The kids find "being spammed by Mom" very annoying and are often resistant to her unsolicited advice. She gets angry if they don't answer her texts instantly yet she might not reply for days. I spent many years in our marriage tiptoeing around, afraid of provoking her anger so that now I constantly remind the kids that Mom's anger is her issue.
But they generally have the strength of character to resist. The great advantage is that the kids have a choice. My oldest daughter shrugged: "If Mom gets angry, that's her problem. I'll just move in with you."
Because of our coming-out / divorce drama my wife and I hadn't filed our income taxes for the past four years. I was extremely concerned about Revenue Canda swooping down on us with threats of hefty fines or jail time.
The problem was that our taxes were quite complicated and needed to be filed jointly. My wife had lost all the paperwork and was in no shape emotionally to cooperate. But this spring, to her credit, she prepared four years' worth of both of our tax returns and the kids' tax returns as well.
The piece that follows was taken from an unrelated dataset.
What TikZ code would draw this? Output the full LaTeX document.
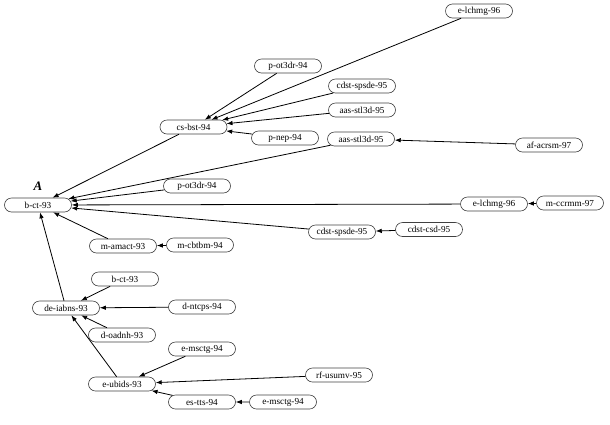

I just got back the Notice of Assessment and my refund was around $4,000 (woo-hoo!) and the late filing penalty was only $92.30. What a relief, to have dodged that bullet!
Typically, my wife texted me to ask for copies so she could compare our refunds. If they weren't equal, she said, one of us (meaning me) would give some of the refund to the other person. (meaning her) I texted back: "No, our refunds won't be equal nor should they be." Under Revenue Canada rules and our divorce agreement, I don't pay tax on my spousal support payments but she is taxed on them as income.
Our worst texting conflict happened last night when I gave my son permission to drive some two hours with a friend to their family cottage. I agreed but made the mistake of not clearing it with my wife. My son's view on everything is: "It's okay as long as Mom doesn't find out."
Somehow, she did find out and texted me about planned trip: who knew what and when? She didn't think our son should be allowed to go (he just got his drivers' license the day before!) and tried to stop it. When I resisted her texted bossiness, she quickly became insulting and abusive. Most unusually, she abandoned the texting and phoned to continue her tirade and name-calling.
I finally broke in to say that I no longer had to tolerate this sort of abuse. If she couldn't speak respectfully, then we would not communicate at all. I hung up the phone, unplugged it and shut off my cell phone.
Knowing how enraged she could become when thwarted, I worried that she would drive the short distance to my house to yell at me in person. So I drove into town for a late-night visit to the grocery story and went to bed without turning my phones on again.
The whole episode left me exhausted and emotionally drained. It reminded me in a flash of all the angry, bullying behaviour I dealt with during many years of our marriage. I escaped! And despite the financial hardships and the turmoil of divorce, it's all been worthwhile.